**GOAL**:
Return the material exactly, first line through the line containing "const H = 364", and nothing more. Pictures stay out.

**SUPPLIED DATA**:
============================================================
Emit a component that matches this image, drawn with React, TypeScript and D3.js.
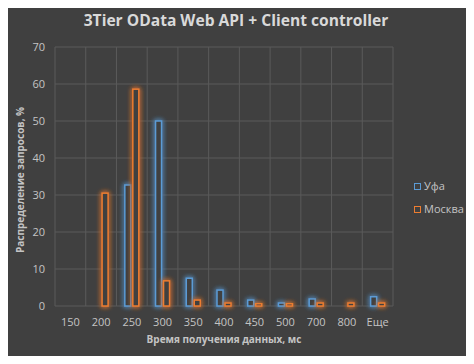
import { useEffect, useRef } from 'react'
import * as d3 from 'd3'

const categories = ['150', '200', '250', '300', '350', '400', '450', '500', '700', '800', 'Еще']
const ufa = [0, 0, 32.7, 50, 7.5, 4.3, 1.6, 0.8, 1.9, 0, 2.5]
const moscow = [0, 30.5, 58.6, 6.8, 1.6, 0.8, 0.6, 0.6, 0.8, 0.8, 0.8]
const seriesNames = ['Уфа', 'Москва']
const colors = ['#5B9BD5', '#ED7D31']
const yTicks = [0, 10, 20, 30, 40, 50, 60, 70]

const W = 474
const H = 364

export default function App() {
  const svgRef = useRef<SVGSVGElement>(null)

  useEffect(() => {
    const svg = d3.select(svgRef.current!)
    svg.selectAll('*').remove()

    const margin = { top: 47, right: 81, bottom: 58, left: 55 }
    const innerW = W - margin.left - margin.right
    const innerH = H - margin.top - margin.bottom
    const font = "'Open Sans', sans-serif"

    svg.append('rect').attr('width', W).attr('height', H).attr('fill', '#404040')

    // soft glow around the bars
    const defs = svg.append('defs')
    colors.forEach((c, i) => {
      const f = defs.append('filter').attr('id', `glow${i}`)
        .attr('x', '-100%').attr('y', '-20%').attr('width', '300%').attr('height', '140%')
      f.append('feGaussianBlur').attr('in', 'SourceGraphic').attr('stdDeviation', 2.8).attr('result', 'b')
      const m = f.append('feMerge')
      m.append('feMergeNode').attr('in', 'b')
      m.append('feMergeNode').attr('in', 'b')
      m.append('feMergeNode').attr('in', 'SourceGraphic')
    })

    const x = d3.scaleBand().domain(categories).range([0, innerW])
    const y = d3.scaleLinear().domain([0, 70]).range([innerH, 0])

    const g = svg.append('g').attr('transform', `translate(${margin.left},${margin.top})`)

    // Gridlines
    g.append('g')
      .selectAll('line')
      .data(yTicks)
      .join('line')
      .attr('x1', 0).attr('x2', innerW)
      .attr('y1', d => y(d)).attr('y2', d => y(d))
      .style('stroke', '#5a5a5a').style('stroke-width', 1)

    const vLines = [...categories.map(c => x(c)!), innerW]
    g.append('g')
      .selectAll('line')
      .data(vLines)
      .join('line')
      .attr('x1', d => d).attr('x2', d => d)
      .attr('y1', 0).attr('y2', innerH)
      .style('stroke', '#5a5a5a').style('stroke-width', 1)

    // Y axis labels
    g.append('g')
      .selectAll('text')
      .data(yTicks)
      .join('text')
      .attr('x', -10)
      .attr('y', d => y(d))
      .attr('dy', '0.35em')
      .attr('text-anchor', 'end')
      .style('fill', '#c4c4c4')
      .style('font-size', '11px')
      .style('font-family', font)
      .text(d => d)

    // X axis labels
    g.append('g')
      .selectAll('text')
      .data(categories)
      .join('text')
      .attr('x', d => x(d)! + x.bandwidth() / 2)
      .attr('y', innerH + 16)
      .attr('dy', '0.35em')
      .attr('text-anchor', 'middle')
      .style('fill', '#c4c4c4')
      .style('font-size', '11px')
      .style('font-family', font)
      .text(d => d)

    // Bars
    const barW = 6
    const gap = 2
    const series = [ufa, moscow]
    series.forEach((vals, si) => {
      const off = si === 0 ? -gap / 2 - barW : gap / 2
      g.append('g')
        .attr('filter', `url(#glow${si})`)
        .selectAll('rect')
        .data(vals.map((v, i) => ({ v, c: categories[i] })).filter(d => d.v > 0))
        .join('rect')
        .attr('x', d => x(d.c)! + x.bandwidth() / 2 + off)
        .attr('y', d => y(d.v))
        .attr('width', barW)
        .attr('height', d => innerH - y(d.v))
        .style('fill', '#404040')
        .style('stroke', colors[si])
        .style('stroke-width', 1.5)
    })

    // Title
    svg.append('text')
      .attr('x', 236)
      .attr('y', 26)
      .attr('text-anchor', 'middle')
      .style('fill', '#d9d9d9')
      .style('font-size', '15.6px')
      .style('font-weight', 'bold')
      .style('font-family', font)
      .text('3Tier OData Web API + Client controller')

    // Axis titles
    svg.append('text')
      .attr('x', margin.left + innerW / 2)
      .attr('y', 339)
      .attr('dy', '0.35em')
      .attr('text-anchor', 'middle')
      .style('fill', '#c4c4c4')
      .style('font-size', '10px')
      .style('font-weight', 'bold')
      .style('font-family', font)
      .text('Время получения данных, мс')

    svg.append('text')
      .attr('transform', 'translate(20,180) rotate(-90)')
      .attr('dy', '0.35em')
      .attr('text-anchor', 'middle')
      .style('fill', '#c4c4c4')
      .style('font-size', '10px')
      .style('font-weight', 'bold')
      .style('font-family', font)
      .text('Распределение запросов, %')

    // Legend
    const lg = svg.append('g').attr('transform', 'translate(414,183)')
    seriesNames.forEach((name, i) => {
      const row = lg.append('g').attr('transform', `translate(0,${i * 23})`)
      row.append('rect')
        .attr('x', 0.5).attr('y', 0.5).attr('width', 6).attr('height', 6)
        .style('fill', 'none').style('stroke', colors[i]).style('stroke-width', 1)
      row.append('text')
        .attr('x', 10).attr('y', 3.5).attr('dy', '0.35em')
        .style('fill', '#c4c4c4')
        .style('font-size', '11px')
        .style('font-family', font)
        .text(name)
    })
  }, [])

  return (
    <div style={{ margin: -8 }}>
      <svg ref={svgRef} width={W} height={H} style={{ display: 'block' }} />
    </div>
  )
}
============================================================
**THE OUTPUT**:
Emit a component that matches this image, drawn with React, TypeScript and D3.js.
import { useEffect, useRef } from 'react'
import * as d3 from 'd3'

const categories = ['150', '200', '250', '300', '350', '400', '450', '500', '700', '800', 'Еще']
const ufa = [0, 0, 32.7, 50, 7.5, 4.3, 1.6, 0.8, 1.9, 0, 2.5]
const moscow = [0, 30.5, 58.6, 6.8, 1.6, 0.8, 0.6, 0.6, 0.8, 0.8, 0.8]
const seriesNames = ['Уфа', 'Москва']
const colors = ['#5B9BD5', '#ED7D31']
const yTicks = [0, 10, 20, 30, 40, 50, 60, 70]

const W = 474
const H = 364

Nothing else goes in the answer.